Unequal access to resources is just one issue that can be taught in the garden, Fox said. Others include world hunger, poverty, stewardship of the Earth and nutrition.

While Fox — whose office is not in the great outdoors, but in the concrete jungle at 144 Second St. in San Francisco — hopes to have anywhere from 15 to 20 Jewish camps participating in the project this summer, his larger goal is for every Jewish camp to eventually have a garden, and then for non-Jewish camps to have them as well.

Fox was still in college while these ideas were taking root, and other than his parents growing a few veggies here or there, he had no gardening experience at all. In fact, he said, “I hated gardening when I was young.”
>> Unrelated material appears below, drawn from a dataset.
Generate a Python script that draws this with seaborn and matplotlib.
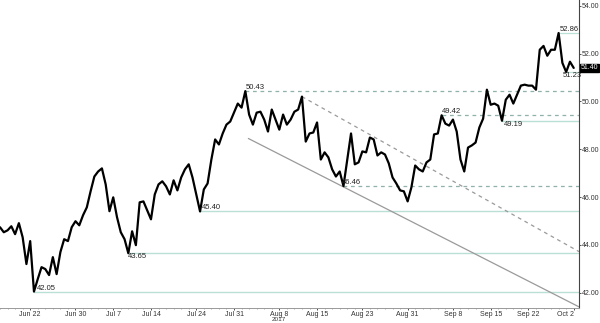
import numpy as np
import pandas as pd
import matplotlib
matplotlib.use("Agg")
import matplotlib.pyplot as plt
import seaborn as sns

# ---- data (half business-day closes, starting Fri Jun 16 2017) ----
close = [
    44.74, 44.53, 44.61, 44.78, 44.45, 44.91, 44.32, 43.20, 44.16, 42.05,
    42.57, 43.07, 42.99, 42.74, 43.49, 42.78, 43.70, 44.24, 44.16, 44.74,
    44.99, 44.82, 45.24, 45.57, 46.24, 46.86, 47.07, 47.20, 46.53, 45.41,
    45.99, 45.16, 44.53, 44.24, 43.65, 44.57, 43.99, 45.78, 45.82, 45.45,
    45.07, 46.11, 46.53, 46.66, 46.45, 46.11, 46.70, 46.28, 46.82, 47.16,
    47.37, 46.82, 46.11, 45.40, 46.32, 46.57, 47.57, 48.41, 48.20, 48.66,
    49.03, 49.16, 49.53, 49.91, 49.74, 50.43, 49.45, 49.03, 49.53, 49.57,
    49.24, 48.74, 49.66, 49.24, 48.82, 49.45, 49.03, 49.24, 49.57, 49.66,
    50.20, 48.32, 48.66, 48.70, 49.12, 47.57, 47.87, 47.66, 47.16, 46.86,
    47.07, 46.46, 47.57, 48.66, 47.37, 47.45, 47.91, 47.87, 48.49, 48.41,
    47.74, 47.87, 47.78, 47.41, 46.82, 46.57, 46.28, 46.24, 45.82, 46.41,
    47.32, 47.16, 47.07, 47.45, 47.57, 48.62, 48.66, 49.42, 49.07, 48.99,
    49.24, 48.74, 47.57, 47.07, 48.07, 48.16, 48.28, 48.91, 49.28, 50.49,
    49.86, 49.91, 49.82, 49.19, 50.07, 50.28, 49.91, 50.28, 50.66, 50.70,
    50.66, 50.66, 50.49, 52.16, 52.32, 51.91, 52.16, 52.16, 52.86, 51.61,
    51.23, 51.66, 51.40,
]
tick_days = [4, 10, 15, 20, 26, 31, 37, 42, 48, 54, 60, 65, 70, 76]
tick_labels = ["Jun 22", "Jun 30", "Jul 7", "Jul 14", "Jul 24", "Jul 31", "Aug 8",
               "Aug 15", "Aug 23", "Aug 31", "Sep 8", "Sep 15", "Sep 22", "Oct 2"]
ytick_vals = [42, 44, 46, 48, 50, 52, 54]

# support / resistance levels: (value, start index in close)
solid_levels = [(42.05, 9), (43.65, 34), (45.40, 53), (49.19, 133)]
dashed_levels = [(50.43, 65), (49.42, 117), (46.46, 91)]
# trend lines: (start day, start value, end value at right edge)
down_dashed = (40.0, 50.20, 43.72)
down_solid = (32.9, 48.45, 41.41)

x_end = 76.7
df = pd.DataFrame({"day": np.arange(len(close)) * 0.5, "price": close})

sns.set_theme(style="white")
plt.rcParams["font.family"] = ["Liberation Sans", "DejaVu Sans"]

fig = plt.figure(figsize=(6.0, 3.23), dpi=100)
ax = fig.add_axes([0.0, 0.047, 0.965, 0.953])

teal = "#b9dfd6"
dash_col = "#8fb3ac"

for val, i in solid_levels:
    ax.plot([df.day[i], x_end], [val, val], color=teal, lw=1.0, zorder=1)
for val, i in dashed_levels:
    ax.plot([df.day[i], x_end], [val, val], color=dash_col, lw=0.9,
            ls=(0, (3, 3)), zorder=1)
ax.plot([down_dashed[0], x_end], [down_dashed[1], down_dashed[2]], color="#9a9a9a",
        lw=0.9, ls=(0, (3, 3)), zorder=1)
ax.plot([down_solid[0], x_end], [down_solid[1], down_solid[2]], color="#9a9a9a",
        lw=0.9, zorder=1)
# short level marks near the end
ax.plot([df.day[148], x_end], [52.86, 52.86], color=teal, lw=0.9, zorder=1)
ax.plot([df.day[150], x_end], [51.23, 51.23], color=teal, lw=0.9, zorder=1)

sns.lineplot(data=df, x="day", y="price", ax=ax, color="black", lw=1.6, zorder=3)

fs = 5.5
tc = "#222222"
# level labels
ax.text(df.day[9] + 0.4, 42.05, "42.05", fontsize=fs, color=tc, va="bottom", ha="left")
ax.text(df.day[34], 43.65, "43.65", fontsize=fs, color=tc, va="top", ha="left")
ax.text(df.day[53] + 0.2, 45.40, "45.40", fontsize=fs, color=tc, va="bottom", ha="left")
ax.text(df.day[91] - 0.2, 46.46, "46.46", fontsize=fs, color=tc, va="bottom", ha="left")
ax.text(df.day[65], 50.43, "50.43", fontsize=fs, color=tc, va="bottom", ha="left")
ax.text(df.day[117], 49.42, "49.42", fontsize=fs, color=tc, va="bottom", ha="left")
ax.text(df.day[133] + 0.2, 49.19, "49.19", fontsize=fs, color=tc, va="top", ha="left")
ax.text(df.day[148] + 0.1, 52.86, "52.86", fontsize=fs, color=tc, va="bottom", ha="left")
ax.text(df.day[150] - 0.4, 51.23, "51.23", fontsize=fs, color=tc, va="top", ha="left")

ax.set_xlim(0, x_end)
ax.set_ylim(41.37, 54.24)

ax.yaxis.tick_right()
ax.set_yticks(ytick_vals)
ax.set_yticklabels([f"{v:.2f}" for v in ytick_vals])
ax.set_xticks(tick_days)
ax.set_xticklabels(tick_labels)
for lab in ax.get_xticklabels():
    if lab.get_text() == "Oct 2":
        lab.set_ha("right")
ax.set_xticks(np.arange(0, 77, 1), minor=True)
ax.tick_params(axis="y", which="both", direction="out", length=1.5, width=0.6,
               labelsize=5.0, pad=0.6, colors="#333333", right=True, left=False)
ax.tick_params(axis="x", which="major", direction="out", length=1.5, width=0.6,
               labelsize=5.0, pad=0.5, colors="#333333", bottom=True)
ax.tick_params(axis="x", which="minor", direction="out", length=1.0, width=0.5,
               colors="#888888", bottom=True)
ax.set_xlabel("")
ax.set_ylabel("")
for s in ["left", "top"]:
    ax.spines[s].set_visible(False)
ax.spines["right"].set_color("#444444")
ax.spines["right"].set_linewidth(0.8)
ax.spines["bottom"].set_color("#999999")
ax.spines["bottom"].set_linewidth(0.7)
ax.grid(False)

# year label under Aug 8
ax.annotate("2017", xy=(37, 0), xycoords=("data", "axes fraction"), xytext=(0, -6.6),
            textcoords="offset points", ha="center", va="top", fontsize=4.6, color="#333333",
            annotation_clip=False)

# last price box
ax.annotate(f"{close[-1]:.2f}", xy=(1.0, close[-1]), xycoords=("axes fraction", "data"),
            xytext=(1, 0), textcoords="offset points", ha="left", va="center",
            fontsize=5.0, color="white", annotation_clip=False,
            bbox=dict(boxstyle="square,pad=0.12", fc="black", ec="black"))

fig.savefig("out.png", dpi=100)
Fox received a grant to go to Israel but was unclear in his direction. A discussion with a Hillel staffer at Washington University in St. Louis, which he attended, changed everything.

The staffer’s brother, Jakir Manela, was the executive director of Kayam Farm at the Pearlstone Center in Maryland, where he was running a farm in accordance with Jewish tradition. “Go visit my brother,” she told him.

What Fox saw at the farm set his mind in motion. Manela showed him the “Gan Adam,” or “Garden of the Humans,” where, instead of traditional rows, vegetables were planted in the shape of a human being.

Using garden design as a teaching tool, Fox went to Israel and designed a community garden with local youth in Yerucham, in the south. When he came back to the United States, he used his new gardening knowledge to teach natural science in a low-income school in north St. Louis.

“There I could use it to talk about projecting growth and how much the seed costs, versus how much we can sell it for,” he said.

At the Hazon festival, Fox will focus on using garden design as a vehicle for Jewish education. Gardens can be shaped like menorahs, or the State of Israel, or in seven concentric beds, for example. Seven not only is dinnertime, he half-jokingly suggested, but it’s also the number of the shmita  year, the biblical mandate that farmers let their land lie fallow for one year every seven years (the next such period begins Sept. 24, 2014).

“We can teach whatever we want to through the medium of the Earth,” Fox said.